¿dónde está tu corazón?
¿dónde dejaste lo que eres?
sal a la noche y pregunta a la luna
rompe la coraza de ceguera
rínde por fin la plaza
todo ardió ya
si sólo quedan las estrellas
con su voz congelada
¿porqué no dejas que te sanen
las alas del ángel que te busca?
Uno de los problemas más habituales en mi consulta son las quemaduras por problemas de la vida corriente. Personas que vienen con el alma escaldada por una pérdida, problemas laborales, una relación sentimental complicada u otros mil asuntos del dia a dia. En muchas ocasiones me piden una pastilla que les alivie. Suelo defraudar sus expectativas, ni siquiera las pastillas para el dolor ajeno tienen la fuerza de cumplir lo que dicen. El dolor ajeno, al igual que el propio, suele seguir su particular designo siendo desgraciadamente inmune a las soluciones fáciles.

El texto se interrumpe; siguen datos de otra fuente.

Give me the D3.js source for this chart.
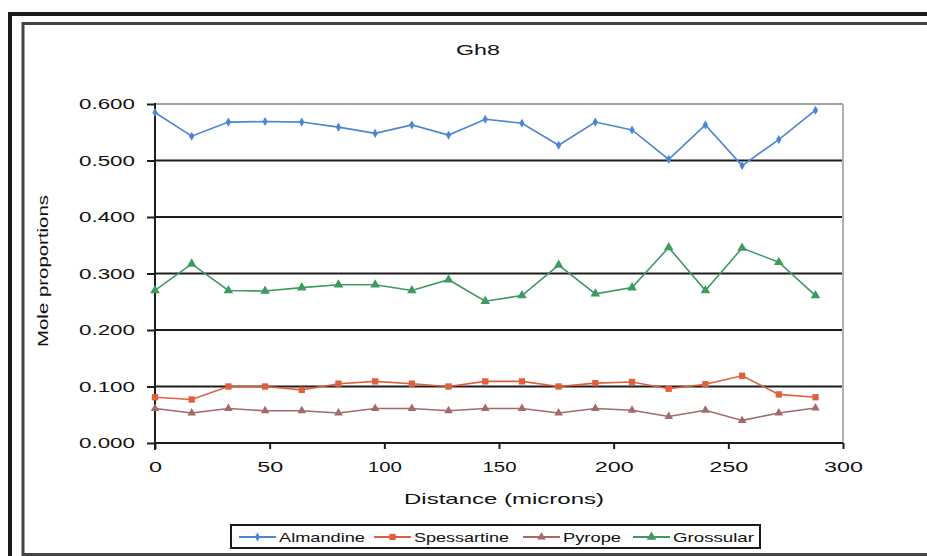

La vida quema, el amor duele y nuestra levedad es misteriosa. A medida que vamos madurando conseguimos lentamente ir aprendiéndolo. Mi impresión sin embargo es que la tolerancia a la dificultad es cada vez menor en nuestro medio. Eso nos hace sufrir enormemente frente a estímulos en apariencia mínimos. Si nuestros problemas fueran observados por un jurado imparcial de países o comunidades como la zona rural de Uganda, la ciudad de Lagos, los campamentos de refugiados saharauis o el monte Gurugú ¿cuál piensan que sería el dictamen?...
Pero no se da el caso. Si se diera tampoco nos consolaría. La gente agobiada termina yendo al médico a contarlo y a buscar una solución a ser posible rápida. ¿Qué hacer cuando la solución no está en manos del galeno, la ciencia o la farmacopea? ¿Qué hacer cuando no hay tiempo de consulta suficiente como para orientar, escuchar o acompañar debídamente a la persona azorada?
Tengo claro que hipermedicalizar no es la solución. También que las personas que sufren merecen respuestas. No siempre puedo darlas. A menudo lo máximo que alcanzo es a hacerme preguntas o perjeñar algunos versos.